● **Records shown**
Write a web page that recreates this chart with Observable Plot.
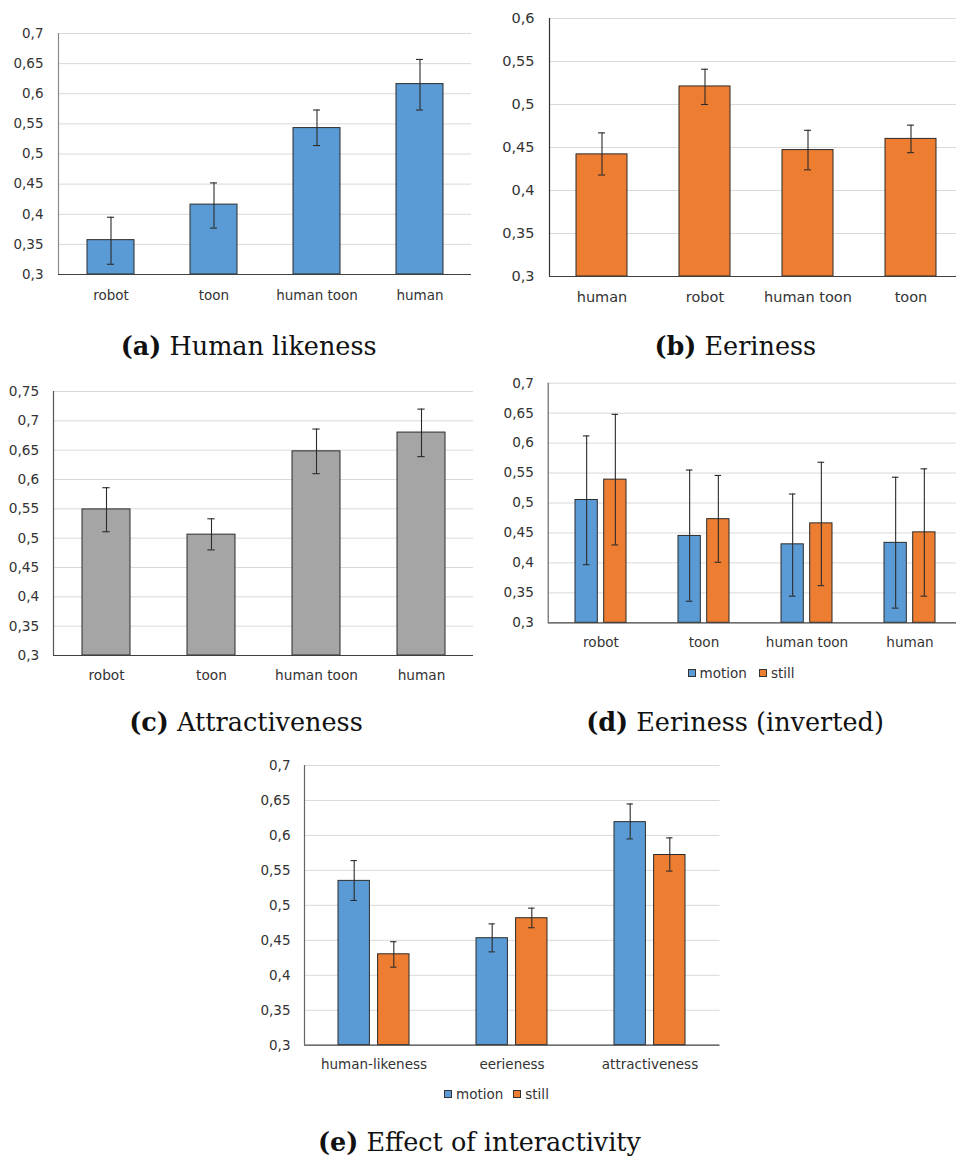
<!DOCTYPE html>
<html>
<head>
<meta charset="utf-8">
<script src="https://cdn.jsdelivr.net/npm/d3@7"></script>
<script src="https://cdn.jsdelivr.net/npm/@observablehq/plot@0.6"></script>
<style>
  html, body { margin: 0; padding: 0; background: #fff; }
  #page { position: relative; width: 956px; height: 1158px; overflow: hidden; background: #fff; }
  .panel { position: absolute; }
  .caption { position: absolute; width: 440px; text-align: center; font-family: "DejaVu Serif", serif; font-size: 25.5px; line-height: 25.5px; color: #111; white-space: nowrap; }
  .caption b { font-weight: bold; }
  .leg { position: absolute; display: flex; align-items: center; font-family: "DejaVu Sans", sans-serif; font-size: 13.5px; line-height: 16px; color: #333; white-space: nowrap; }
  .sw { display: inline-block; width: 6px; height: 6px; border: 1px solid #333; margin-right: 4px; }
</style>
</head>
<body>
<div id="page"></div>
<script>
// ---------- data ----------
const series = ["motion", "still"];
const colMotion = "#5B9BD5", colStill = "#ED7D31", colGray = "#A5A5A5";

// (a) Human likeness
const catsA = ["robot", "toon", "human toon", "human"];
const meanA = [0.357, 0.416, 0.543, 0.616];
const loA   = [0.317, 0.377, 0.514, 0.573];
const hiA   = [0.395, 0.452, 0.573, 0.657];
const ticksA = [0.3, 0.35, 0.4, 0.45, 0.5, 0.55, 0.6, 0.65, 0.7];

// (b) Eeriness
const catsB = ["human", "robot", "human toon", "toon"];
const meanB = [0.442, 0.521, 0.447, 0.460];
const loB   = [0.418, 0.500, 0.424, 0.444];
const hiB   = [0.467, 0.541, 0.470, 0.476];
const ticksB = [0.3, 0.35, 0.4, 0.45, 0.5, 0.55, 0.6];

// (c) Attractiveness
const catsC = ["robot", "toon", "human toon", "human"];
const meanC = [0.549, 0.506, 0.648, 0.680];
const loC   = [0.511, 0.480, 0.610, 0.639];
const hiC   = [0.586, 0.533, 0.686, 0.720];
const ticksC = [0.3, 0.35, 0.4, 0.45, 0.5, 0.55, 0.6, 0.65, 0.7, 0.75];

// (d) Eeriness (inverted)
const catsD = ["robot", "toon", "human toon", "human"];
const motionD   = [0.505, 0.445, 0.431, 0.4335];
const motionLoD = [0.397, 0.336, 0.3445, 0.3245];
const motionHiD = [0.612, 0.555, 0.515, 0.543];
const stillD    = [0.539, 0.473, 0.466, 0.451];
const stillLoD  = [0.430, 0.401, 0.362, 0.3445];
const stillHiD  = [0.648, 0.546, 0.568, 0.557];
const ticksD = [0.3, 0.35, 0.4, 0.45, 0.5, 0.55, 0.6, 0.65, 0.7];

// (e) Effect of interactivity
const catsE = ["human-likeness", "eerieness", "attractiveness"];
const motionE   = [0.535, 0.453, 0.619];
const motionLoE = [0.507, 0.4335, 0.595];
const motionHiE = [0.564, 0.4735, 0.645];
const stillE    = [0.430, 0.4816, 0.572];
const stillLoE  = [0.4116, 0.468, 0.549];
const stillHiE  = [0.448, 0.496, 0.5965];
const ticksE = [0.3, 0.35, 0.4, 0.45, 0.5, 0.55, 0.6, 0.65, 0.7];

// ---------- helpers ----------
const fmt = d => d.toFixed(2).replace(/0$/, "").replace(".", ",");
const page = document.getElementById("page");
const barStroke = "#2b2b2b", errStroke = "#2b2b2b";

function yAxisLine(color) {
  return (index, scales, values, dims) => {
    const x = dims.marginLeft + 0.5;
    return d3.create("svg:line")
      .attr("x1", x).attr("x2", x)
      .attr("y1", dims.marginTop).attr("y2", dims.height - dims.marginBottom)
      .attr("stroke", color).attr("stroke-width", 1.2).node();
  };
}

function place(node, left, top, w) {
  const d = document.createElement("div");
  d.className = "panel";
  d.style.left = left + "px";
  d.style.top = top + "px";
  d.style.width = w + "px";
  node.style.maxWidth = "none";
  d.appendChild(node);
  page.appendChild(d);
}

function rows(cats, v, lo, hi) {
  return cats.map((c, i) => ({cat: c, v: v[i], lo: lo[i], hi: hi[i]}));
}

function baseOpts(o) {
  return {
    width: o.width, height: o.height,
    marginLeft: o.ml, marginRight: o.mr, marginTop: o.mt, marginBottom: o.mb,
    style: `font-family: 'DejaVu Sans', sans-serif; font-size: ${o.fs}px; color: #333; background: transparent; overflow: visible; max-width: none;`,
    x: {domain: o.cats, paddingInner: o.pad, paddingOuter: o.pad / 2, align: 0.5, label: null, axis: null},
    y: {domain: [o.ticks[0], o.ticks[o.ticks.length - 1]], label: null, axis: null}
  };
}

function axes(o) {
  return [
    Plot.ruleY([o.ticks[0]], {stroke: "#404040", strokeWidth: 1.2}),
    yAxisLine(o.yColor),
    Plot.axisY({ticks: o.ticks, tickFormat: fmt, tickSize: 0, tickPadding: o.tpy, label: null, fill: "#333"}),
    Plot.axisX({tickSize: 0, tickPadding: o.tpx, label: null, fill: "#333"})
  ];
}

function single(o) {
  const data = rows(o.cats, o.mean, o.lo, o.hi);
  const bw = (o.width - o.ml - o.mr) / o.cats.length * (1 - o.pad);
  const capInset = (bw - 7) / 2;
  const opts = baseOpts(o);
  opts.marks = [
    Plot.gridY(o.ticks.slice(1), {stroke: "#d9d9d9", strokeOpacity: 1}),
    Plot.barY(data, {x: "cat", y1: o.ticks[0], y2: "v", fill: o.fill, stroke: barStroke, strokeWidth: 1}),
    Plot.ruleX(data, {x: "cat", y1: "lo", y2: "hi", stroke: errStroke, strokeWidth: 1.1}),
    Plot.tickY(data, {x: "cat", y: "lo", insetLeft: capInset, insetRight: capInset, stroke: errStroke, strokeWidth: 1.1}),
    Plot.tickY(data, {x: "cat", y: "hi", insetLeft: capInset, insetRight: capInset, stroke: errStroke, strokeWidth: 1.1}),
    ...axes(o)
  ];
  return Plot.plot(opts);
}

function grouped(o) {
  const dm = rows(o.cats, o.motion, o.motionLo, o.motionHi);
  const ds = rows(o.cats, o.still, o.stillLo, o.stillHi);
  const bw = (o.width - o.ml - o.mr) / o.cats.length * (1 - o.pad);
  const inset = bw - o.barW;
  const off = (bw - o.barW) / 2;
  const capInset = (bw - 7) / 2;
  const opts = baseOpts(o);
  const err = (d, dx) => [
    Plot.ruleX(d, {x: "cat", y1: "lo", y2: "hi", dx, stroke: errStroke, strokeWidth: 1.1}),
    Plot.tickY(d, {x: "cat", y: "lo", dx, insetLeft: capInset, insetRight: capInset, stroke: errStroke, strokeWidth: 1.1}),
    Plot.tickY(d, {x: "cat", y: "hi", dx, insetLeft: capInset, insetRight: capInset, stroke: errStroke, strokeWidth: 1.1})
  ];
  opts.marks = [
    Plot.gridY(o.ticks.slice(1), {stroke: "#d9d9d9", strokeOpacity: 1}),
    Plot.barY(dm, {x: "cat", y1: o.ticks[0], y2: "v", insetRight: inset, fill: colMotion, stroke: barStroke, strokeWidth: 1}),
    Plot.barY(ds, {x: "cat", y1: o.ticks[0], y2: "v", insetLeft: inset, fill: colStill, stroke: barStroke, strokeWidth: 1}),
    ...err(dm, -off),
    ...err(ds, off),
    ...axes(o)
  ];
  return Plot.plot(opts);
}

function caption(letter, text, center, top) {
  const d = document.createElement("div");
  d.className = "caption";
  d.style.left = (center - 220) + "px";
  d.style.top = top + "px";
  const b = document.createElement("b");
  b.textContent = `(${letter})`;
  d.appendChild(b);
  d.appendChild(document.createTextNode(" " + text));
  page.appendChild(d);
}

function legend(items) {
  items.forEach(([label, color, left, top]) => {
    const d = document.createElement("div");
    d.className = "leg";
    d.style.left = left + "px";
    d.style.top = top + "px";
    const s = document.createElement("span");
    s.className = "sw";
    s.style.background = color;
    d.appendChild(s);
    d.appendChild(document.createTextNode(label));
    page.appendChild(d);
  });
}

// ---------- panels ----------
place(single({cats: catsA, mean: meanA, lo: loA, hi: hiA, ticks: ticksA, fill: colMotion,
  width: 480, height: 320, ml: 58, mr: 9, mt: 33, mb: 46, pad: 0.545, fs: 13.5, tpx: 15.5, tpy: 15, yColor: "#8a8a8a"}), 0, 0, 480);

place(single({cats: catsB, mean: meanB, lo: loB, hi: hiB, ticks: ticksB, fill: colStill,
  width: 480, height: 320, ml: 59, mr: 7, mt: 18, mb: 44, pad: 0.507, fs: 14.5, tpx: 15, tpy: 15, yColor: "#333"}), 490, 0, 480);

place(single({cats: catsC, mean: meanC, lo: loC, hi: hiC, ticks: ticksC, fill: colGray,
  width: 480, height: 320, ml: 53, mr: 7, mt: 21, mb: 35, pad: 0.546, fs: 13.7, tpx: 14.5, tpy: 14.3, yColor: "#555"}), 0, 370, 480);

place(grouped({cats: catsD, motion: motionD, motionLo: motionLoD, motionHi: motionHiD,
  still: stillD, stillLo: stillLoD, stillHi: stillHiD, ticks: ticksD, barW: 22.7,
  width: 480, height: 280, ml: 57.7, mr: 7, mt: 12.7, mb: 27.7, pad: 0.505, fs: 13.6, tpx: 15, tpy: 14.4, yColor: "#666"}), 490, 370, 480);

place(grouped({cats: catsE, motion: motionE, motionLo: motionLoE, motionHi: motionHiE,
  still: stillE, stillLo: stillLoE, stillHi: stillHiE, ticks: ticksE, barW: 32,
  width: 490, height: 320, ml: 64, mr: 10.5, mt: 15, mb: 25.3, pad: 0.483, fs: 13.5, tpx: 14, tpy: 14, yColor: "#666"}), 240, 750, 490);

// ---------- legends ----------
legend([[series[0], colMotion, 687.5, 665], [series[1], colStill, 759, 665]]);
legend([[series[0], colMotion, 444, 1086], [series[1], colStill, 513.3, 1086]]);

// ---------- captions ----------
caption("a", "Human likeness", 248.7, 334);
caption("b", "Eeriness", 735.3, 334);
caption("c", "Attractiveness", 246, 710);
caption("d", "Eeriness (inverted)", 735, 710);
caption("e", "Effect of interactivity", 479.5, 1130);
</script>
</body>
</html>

---

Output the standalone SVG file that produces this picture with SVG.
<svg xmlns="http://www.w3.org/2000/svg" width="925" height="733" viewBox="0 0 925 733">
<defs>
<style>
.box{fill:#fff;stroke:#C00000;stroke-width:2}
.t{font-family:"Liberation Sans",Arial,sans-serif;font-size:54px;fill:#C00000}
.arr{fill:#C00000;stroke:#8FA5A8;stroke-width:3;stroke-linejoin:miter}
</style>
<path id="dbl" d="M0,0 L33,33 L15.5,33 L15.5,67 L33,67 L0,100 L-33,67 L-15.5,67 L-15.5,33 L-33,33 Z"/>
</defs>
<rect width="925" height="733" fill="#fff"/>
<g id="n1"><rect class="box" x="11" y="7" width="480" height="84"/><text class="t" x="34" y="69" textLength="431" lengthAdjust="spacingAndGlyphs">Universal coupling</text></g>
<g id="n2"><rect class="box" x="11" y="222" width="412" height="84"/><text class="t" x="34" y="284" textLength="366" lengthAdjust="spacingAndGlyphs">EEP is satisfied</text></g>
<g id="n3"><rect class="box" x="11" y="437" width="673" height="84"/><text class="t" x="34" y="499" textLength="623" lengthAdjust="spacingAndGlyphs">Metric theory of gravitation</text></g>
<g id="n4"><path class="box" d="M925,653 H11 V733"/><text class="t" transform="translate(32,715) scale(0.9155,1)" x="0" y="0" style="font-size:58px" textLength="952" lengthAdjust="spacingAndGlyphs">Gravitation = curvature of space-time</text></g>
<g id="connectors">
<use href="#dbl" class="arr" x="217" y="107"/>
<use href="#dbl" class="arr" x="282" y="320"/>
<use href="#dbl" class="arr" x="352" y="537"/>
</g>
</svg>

● **Given task**
Above are the records. Copy only the lines from the one with "Write a web" through the one with "const ticksB = [0.3, 0.35, 0.4, 0.45, 0.5, 0.55, 0.6];", exactly, with no pictures.

● **Solution to this problem**
Write a web page that recreates this chart with Observable Plot.
<!DOCTYPE html>
<html>
<head>
<meta charset="utf-8">
<script src="https://cdn.jsdelivr.net/npm/d3@7"></script>
<script src="https://cdn.jsdelivr.net/npm/@observablehq/plot@0.6"></script>
<style>
  html, body { margin: 0; padding: 0; background: #fff; }
  #page { position: relative; width: 956px; height: 1158px; overflow: hidden; background: #fff; }
  .panel { position: absolute; }
  .caption { position: absolute; width: 440px; text-align: center; font-family: "DejaVu Serif", serif; font-size: 25.5px; line-height: 25.5px; color: #111; white-space: nowrap; }
  .caption b { font-weight: bold; }
  .leg { position: absolute; display: flex; align-items: center; font-family: "DejaVu Sans", sans-serif; font-size: 13.5px; line-height: 16px; color: #333; white-space: nowrap; }
  .sw { display: inline-block; width: 6px; height: 6px; border: 1px solid #333; margin-right: 4px; }
</style>
</head>
<body>
<div id="page"></div>
<script>
// ---------- data ----------
const series = ["motion", "still"];
const colMotion = "#5B9BD5", colStill = "#ED7D31", colGray = "#A5A5A5";

// (a) Human likeness
const catsA = ["robot", "toon", "human toon", "human"];
const meanA = [0.357, 0.416, 0.543, 0.616];
const loA   = [0.317, 0.377, 0.514, 0.573];
const hiA   = [0.395, 0.452, 0.573, 0.657];
const ticksA = [0.3, 0.35, 0.4, 0.45, 0.5, 0.55, 0.6, 0.65, 0.7];

// (b) Eeriness
const catsB = ["human", "robot", "human toon", "toon"];
const meanB = [0.442, 0.521, 0.447, 0.460];
const loB   = [0.418, 0.500, 0.424, 0.444];
const hiB   = [0.467, 0.541, 0.470, 0.476];
const ticksB = [0.3, 0.35, 0.4, 0.45, 0.5, 0.55, 0.6];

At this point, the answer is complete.